There is a baseline set of misconceptions about price in sales conversations that if left untreated, will diminish your effectiveness. Those misconceptions are:

1.  Money and price are synonymous.
2.  Because money has a set value, it is valued the same by all people.
3.  Money is static, non-changing and this causes price discussions to often be forced into haggling, because there are only three price choices; less, more, or same. Between two parties, any one of these three choices leaves one party disappointed.

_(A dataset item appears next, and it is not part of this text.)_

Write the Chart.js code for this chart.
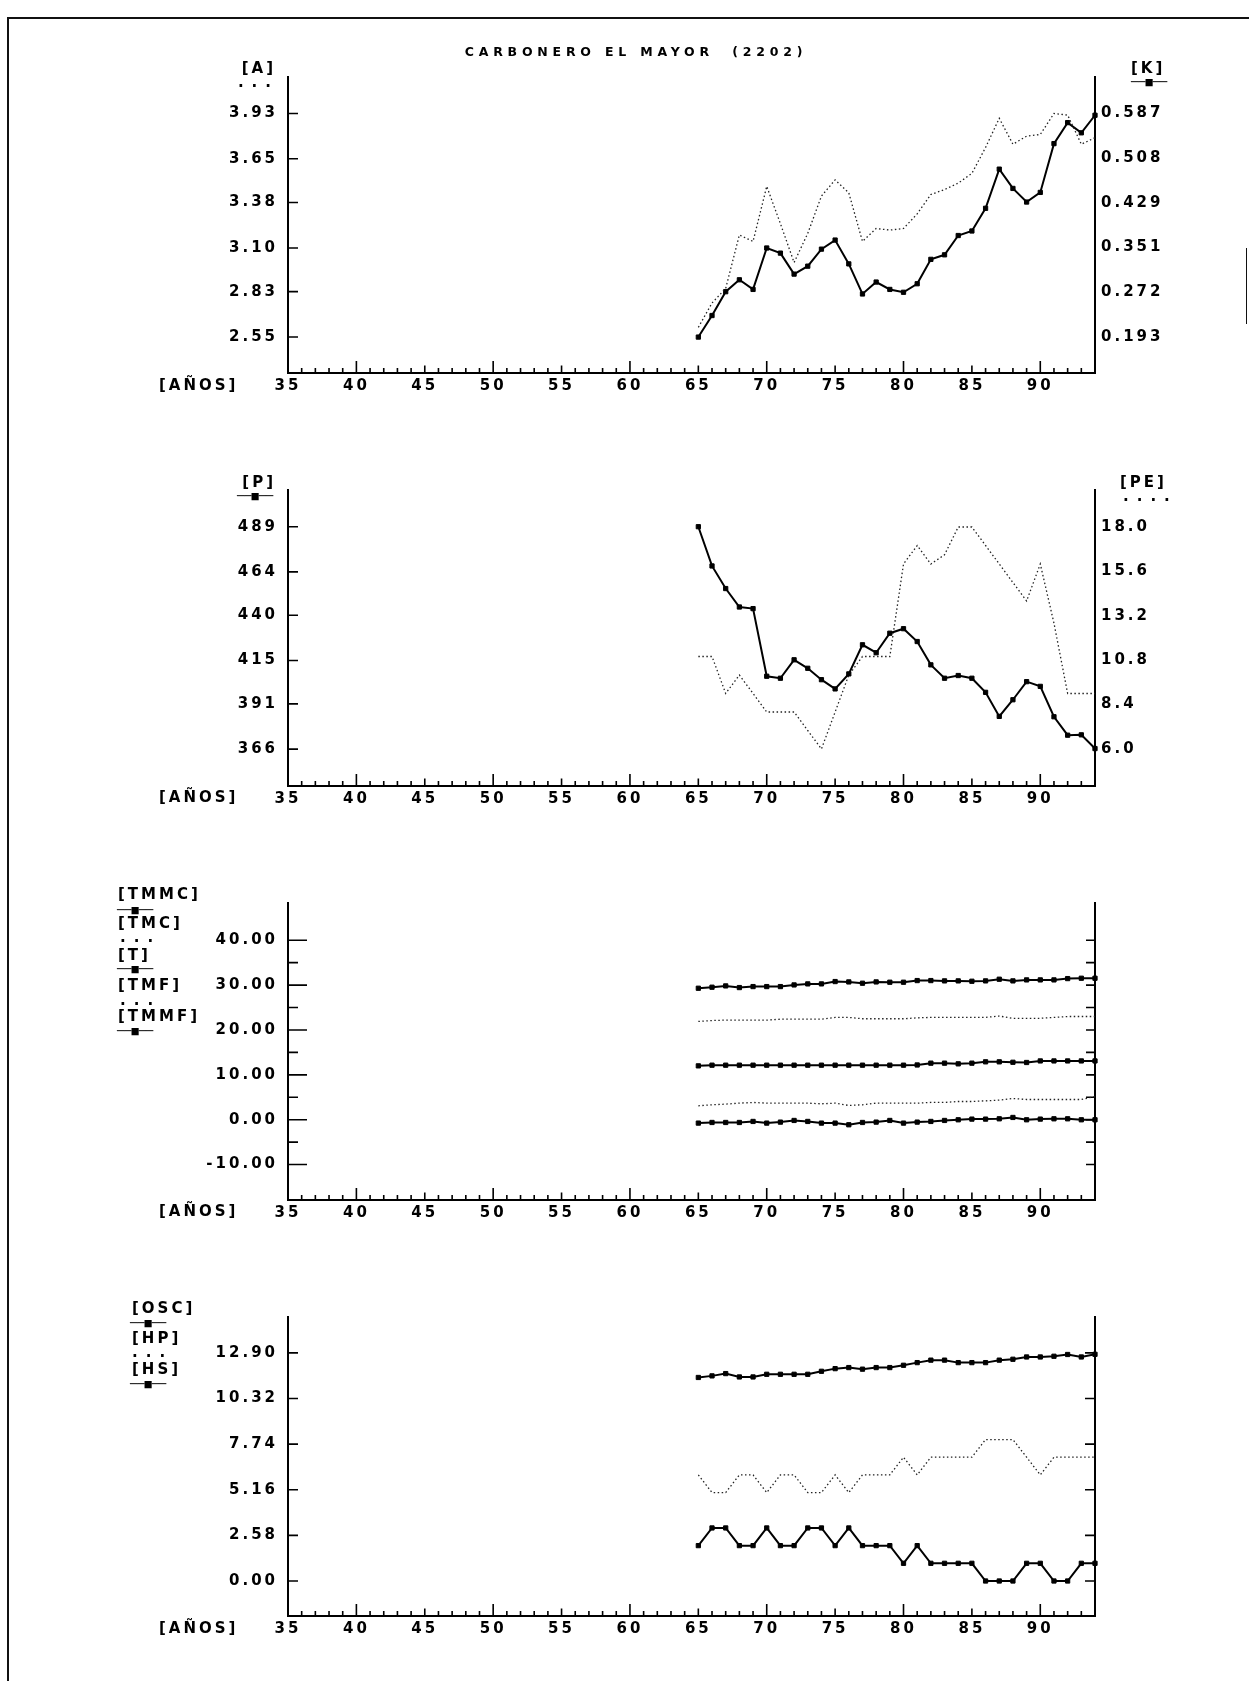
<!DOCTYPE html>
<html><head><meta charset="utf-8">
<script src="https://cdn.jsdelivr.net/npm/chart.js@4/dist/chart.umd.min.js"></script>
<style>
html,body{margin:0;padding:0;background:#fff;}
#page{position:relative;width:1249px;height:1681px;overflow:hidden;background:#fff;}
canvas{position:absolute;left:0;}
.t{position:absolute;font-family:"DejaVu Sans",sans-serif;font-weight:bold;font-size:15px;letter-spacing:3px;color:#000;white-space:pre;line-height:1;z-index:5;}
.sym{font-family:"DejaVu Sans Mono",monospace;letter-spacing:0;font-size:12px;font-weight:normal;}
.dots{letter-spacing:8px;}
.title{font-weight:bold;font-size:12.5px;letter-spacing:4.8px;}
.line{position:absolute;background:#111;z-index:6;}
</style></head>
<body><div id="page">
<canvas id="c1"></canvas><canvas id="c2"></canvas><canvas id="c3"></canvas><canvas id="c4"></canvas>
</div>
<script>
// ---------------- data ----------------
const YEARS = [65,66,67,68,69,70,71,72,73,74,75,76,77,78,79,80,81,82,83,84,85,86,87,88,89,90,91,92,93,94];
const X_LABELS = ['35','40','45','50','55','60','65','70','75','80','85','90'];

// Panel 1
const A_VALUES = [2.61,2.76,2.85,3.18,3.14,3.48,3.25,3.01,3.19,3.42,3.52,3.44,3.14,3.22,3.21,3.22,3.31,3.43,3.46,3.50,3.56,3.72,3.90,3.74,3.79,3.80,3.93,3.92,3.74,3.78];
const K_VALUES = [0.193,0.231,0.273,0.294,0.277,0.350,0.341,0.304,0.318,0.348,0.364,0.322,0.269,0.290,0.277,0.272,0.287,0.330,0.338,0.372,0.380,0.420,0.489,0.455,0.431,0.448,0.534,0.571,0.553,0.584];
const A_TICKS = ['2.55','2.83','3.10','3.38','3.65','3.93'];
const K_TICKS = ['0.193','0.272','0.351','0.429','0.508','0.587'];

// Panel 2
const P_VALUES = [489,467.3,454.8,444.6,443.7,406.3,405.2,415.4,410.7,404.4,399.3,407.6,423.7,419.3,430.1,432.6,425.5,412.6,405.2,406.7,405.2,397.4,384.1,393.3,403.3,400.7,383.9,373.7,373.9,366.3];
const PE_VALUES = [11,11,9,10,9,8,8,8,7,6,8,10,11,11,11,16,17,16,16.5,18,18,17,16,15,14,16,12.8,9,9,9];
const P_TICKS = ['366','391','415','440','464','489'];
const PE_TICKS = ['6.0','8.4','10.8','13.2','15.6','18.0'];

// Panel 3
const TMMC_VALUES = [29.30,29.53,29.82,29.45,29.67,29.67,29.67,30.04,30.27,30.27,30.79,30.71,30.42,30.71,30.64,30.64,31.01,31.01,30.94,30.94,30.86,30.94,31.31,30.94,31.16,31.16,31.16,31.45,31.53,31.53];
const TMC_VALUES = [21.9,22.1,22.2,22.2,22.2,22.2,22.4,22.4,22.4,22.4,22.8,22.8,22.5,22.5,22.5,22.5,22.7,22.8,22.8,22.8,22.8,22.8,23.1,22.6,22.6,22.6,22.8,23.0,23.0,23.0];
const T_VALUES = [12.0,12.15,12.15,12.15,12.15,12.15,12.15,12.15,12.15,12.15,12.15,12.15,12.15,12.15,12.15,12.15,12.2,12.6,12.6,12.45,12.6,12.9,12.9,12.8,12.75,13.1,13.1,13.1,13.1,13.1];
const TMF_VALUES = [3.10,3.32,3.47,3.69,3.84,3.69,3.69,3.69,3.69,3.54,3.69,3.17,3.32,3.69,3.69,3.69,3.69,3.84,3.84,4.06,4.06,4.20,4.36,4.73,4.50,4.50,4.50,4.50,4.50,5.17];
const TMMF_VALUES = [-0.76,-0.62,-0.62,-0.62,-0.39,-0.76,-0.54,-0.17,-0.39,-0.76,-0.76,-1.13,-0.62,-0.54,-0.17,-0.76,-0.54,-0.39,-0.17,-0.02,0.13,0.13,0.20,0.50,-0.02,0.13,0.20,0.20,-0.02,-0.02];
const T_TICKS = ['-10.00','0.00','10.00','20.00','30.00','40.00'];
const T_MINOR = [-5,5,15,25,35];

// Panel 4
const OSC_VALUES = [11.51,11.60,11.73,11.54,11.54,11.69,11.69,11.69,11.69,11.86,12.01,12.07,11.98,12.07,12.07,12.20,12.35,12.49,12.49,12.35,12.35,12.35,12.49,12.54,12.67,12.67,12.71,12.81,12.67,12.82];
const HP_VALUES = [6,5,5,6,6,5,6,6,5,5,6,5,6,6,6,7,6,7,7,7,7,8,8,8,7,6,7,7,7,7];
const HS_VALUES = [2,3,3,2,2,3,2,2,3,3,2,3,2,2,2,1,2,1,1,1,1,0,0,0,1,1,0,0,1,1];
const H_TICKS = ['0.00','2.58','5.16','7.74','10.32','12.90'];

// ---------------- helpers ----------------
const TICK_FONT = {family:'"DejaVu Sans", sans-serif', weight:'bold', size:15};
const LS = '3px';
const lsPlugin = {
  id:'ls',
  beforeInit(c){ c.ctx.letterSpacing = LS; },
  beforeUpdate(c){ c.ctx.letterSpacing = LS; },
  beforeLayout(c){ c.ctx.letterSpacing = LS; },
  beforeDraw(c){ c.ctx.letterSpacing = LS; }
};
const inTicks = {
  id:'inTicks',
  beforeDatasetsDraw(chart, args, o){
    const ctx = chart.ctx, a = chart.chartArea, xs = chart.scales.x, ys = chart.scales.y;
    ctx.save();
    ctx.strokeStyle = '#000';
    ctx.lineWidth = 1.6;
    ctx.beginPath();
    for (let yr = Math.round(xs.min) + 1; yr < xs.max; yr++) {
      const len = yr % 10 === 0 ? 12 : (yr % 5 === 0 ? 7.5 : 5);
      const px = xs.getPixelForValue(yr);
      ctx.moveTo(px, a.bottom); ctx.lineTo(px, a.bottom - len);
    }
    const addY = (vals, len, side) => (vals || []).forEach(v => {
      const py = ys.getPixelForValue(v);
      if (side === 'l') { ctx.moveTo(a.left, py); ctx.lineTo(a.left + len, py); }
      else { ctx.moveTo(a.right, py); ctx.lineTo(a.right - len, py); }
    });
    addY(o.lMajor, o.lMajorLen, 'l');
    addY(o.lMinor, o.lMinorLen, 'l');
    addY(o.rMajor, o.rLen, 'r');
    addY(o.rMinor, o.rLen, 'r');
    ctx.stroke();
    ctx.restore();
  }
};
const pts = vals => YEARS.map((yr, i) => ({x: yr, y: vals[i]}));
function solid(label, vals, axis){
  return {label, data: pts(vals), yAxisID: axis, borderColor:'#000', backgroundColor:'#000',
    borderWidth:2, pointStyle:'rect', pointRadius:3, pointBorderWidth:1, tension:0, clip:6};
}
function dotted(label, vals, axis){
  return {label, data: pts(vals), yAxisID: axis, borderColor:'#222', borderWidth:1.3,
    borderDash:[1.5,2.5], pointRadius:0, tension:0, clip:6};
}
function yScale(pos, s, width, pad){
  return {
    type:'linear', position:pos, min:s.min, max:s.max,
    afterBuildTicks: sc => { sc.ticks = s.labels.map(l => ({value: parseFloat(l)})); },
    afterFit: sc => { sc.width = width; },
    grid:{display:false, drawTicks:false},
    border:{display:true, color:'#000', width:2},
    ticks:{display:s.show, autoSkip:false, padding:pad, color:'#000', font:TICK_FONT,
      callback:(v, i) => s.labels[i]}
  };
}
function xScale(h){
  return {
    type:'linear', position:'bottom', min:35, max:94,
    afterBuildTicks: sc => { sc.ticks = X_LABELS.map(l => ({value: +l})); },
    afterFit: sc => { sc.height = h; },
    grid:{display:false, drawTicks:false},
    border:{display:true, color:'#000', width:2},
    ticks:{autoSkip:false, maxRotation:0, padding:4, color:'#000', font:TICK_FONT,
      callback:(v, i) => X_LABELS[i]}
  };
}
function panel(id, top, h, plotTop, plotBottom, datasets, left, right, tickOpts){
  const cv = document.getElementById(id);
  cv.width = 1249; cv.height = h;
  cv.style.width = '1249px'; cv.style.height = h + 'px'; cv.style.top = top + 'px';
  return new Chart(cv, {
    type:'line',
    data:{datasets},
    options:{
      responsive:false, animation:false, devicePixelRatio:1, events:[],
      layout:{padding:{top:plotTop, left:0, right:0, bottom:0}},
      plugins:{legend:{display:false}, tooltip:{enabled:false}, inTicks:tickOpts},
      scales:{ x: xScale(h - plotBottom), y: yScale('left', left, 288, 10), y2: yScale('right', right, 154, 6) }
    },
    plugins:[lsPlugin, inTicks]
  });
}

// ---------------- charts ----------------
panel('c1', 0, 420, 77, 373,
  [dotted('A', A_VALUES, 'y'), solid('K', K_VALUES, 'y2')],
  {min:2.328, max:4.155, labels:A_TICKS, show:true},
  {min:0.1297, max:0.6514, labels:K_TICKS, show:true},
  {lMajor:A_TICKS.map(Number), lMajorLen:10, rMajor:K_TICKS.map(Number), rLen:10});

panel('c2', 420, 410, 70, 366,
  [solid('P', P_VALUES, 'y'), dotted('PE', PE_VALUES, 'y2')],
  {min:345.6, max:509.3, labels:P_TICKS, show:true},
  {min:4.0, max:20.0, labels:PE_TICKS, show:true},
  {lMajor:P_TICKS.map(Number), lMajorLen:10, rMajor:PE_TICKS.map(Number), rLen:10});

panel('c3', 840, 400, 63, 360,
  [solid('TMMC', TMMC_VALUES, 'y'), dotted('TMC', TMC_VALUES, 'y'), solid('T', T_VALUES, 'y'),
   dotted('TMF', TMF_VALUES, 'y'), solid('TMMF', TMMF_VALUES, 'y')],
  {min:-17.9, max:48.3, labels:T_TICKS, show:true},
  {min:-17.9, max:48.3, labels:T_TICKS, show:false},
  {lMajor:T_TICKS.map(Number), lMajorLen:19, lMinor:T_MINOR, lMinorLen:10,
   rMajor:T_TICKS.map(Number), rMinor:T_MINOR, rLen:9});

panel('c4', 1250, 420, 67, 366,
  [solid('OSC', OSC_VALUES, 'y'), dotted('HP', HP_VALUES, 'y'), solid('HS', HS_VALUES, 'y')],
  {min:-1.98, max:14.93, labels:H_TICKS, show:true},
  {min:-1.98, max:14.93, labels:H_TICKS, show:false},
  {lMajor:H_TICKS.map(Number), lMajorLen:10, rMajor:H_TICKS.map(Number), rLen:10});

// ---------------- text labels ----------------
const page = document.getElementById('page');
function txt(s, x, y, align, cls){
  const d = document.createElement('div');
  d.className = 't' + (cls ? ' ' + cls : '');
  d.textContent = s;
  d.style.left = x + 'px'; d.style.top = y + 'px';
  d.style.transform = align === 'r' ? 'translate(-100%,-50%)' : align === 'c' ? 'translate(-50%,-50%)' : 'translate(0,-50%)';
  page.appendChild(d);
}
const SYM = '──■──';
txt('CARBONERO EL MAYOR  (2202)', 636, 52, 'c', 'title');
// panel 1
txt('[A]', 276, 68, 'r'); txt('...', 279, 82, 'r', 'dots');
txt('[K]', 1131, 68, 'l'); txt(SYM, 1131, 82, 'l', 'sym');
txt('[AÑOS]', 159, 385, 'l');
// panel 2
txt('[P]', 276, 482, 'r'); txt(SYM, 237, 496, 'l', 'sym');
txt('[PE]', 1120, 482, 'l'); txt('....', 1123, 496, 'l', 'dots');
txt('[AÑOS]', 159, 797, 'l');
// panel 3
txt('[TMMC]', 118, 894, 'l'); txt(SYM, 117, 910, 'l', 'sym');
txt('[TMC]', 118, 923, 'l'); txt('...', 120, 937, 'l', 'dots');
txt('[T]', 118, 955, 'l'); txt(SYM, 117, 969, 'l', 'sym');
txt('[TMF]', 118, 985, 'l'); txt('...', 120, 1000, 'l', 'dots');
txt('[TMMF]', 118, 1016, 'l'); txt(SYM, 117, 1031, 'l', 'sym');
txt('[AÑOS]', 159, 1211, 'l');
// panel 4
txt('[OSC]', 132, 1308, 'l'); txt(SYM, 130, 1323, 'l', 'sym');
txt('[HP]', 132, 1338, 'l'); txt('...', 132, 1352, 'l', 'dots');
txt('[HS]', 132, 1369, 'l'); txt(SYM, 130, 1384, 'l', 'sym');
txt('[AÑOS]', 159, 1628, 'l');

// page frame
function line(x, y, w, h){
  const d = document.createElement('div'); d.className = 'line';
  d.style.left = x + 'px'; d.style.top = y + 'px'; d.style.width = w + 'px'; d.style.height = h + 'px';
  page.appendChild(d);
}
line(7, 17, 1242, 2);
line(7, 17, 2, 1664);
line(1246, 248, 1, 76);
</script>
</body></html>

Those three beliefs are inaccurate.

  • Money is only valued in relationship to other things, never alone. For this reason, if you are only talking about the money without its value relationship to what it represents, you will get stuck in the single dimension of price.
  • There is no such thing as “apples to apples” comparison, so there is no such thing as an exact price comparison. A pack of gum at the convenience store costs a nickel more than the one across the street at Walmart, yet it is purchased. It is not the gum that gets the premium, it is the convenience, here vs. there. I know people who will drive all over town to save that nickel, and others who never think twice. In business-to-business transactions, the dimensions are exponentially more complex as the offering increases in complexity.
  • If you want to be more successful in price discussions, only talk about money, not about price. Most of my clients pride themselves on not being the lowest-priced providers, yet they get defensive when discussing it. If you get better at discussing money, talking about price gets much easier.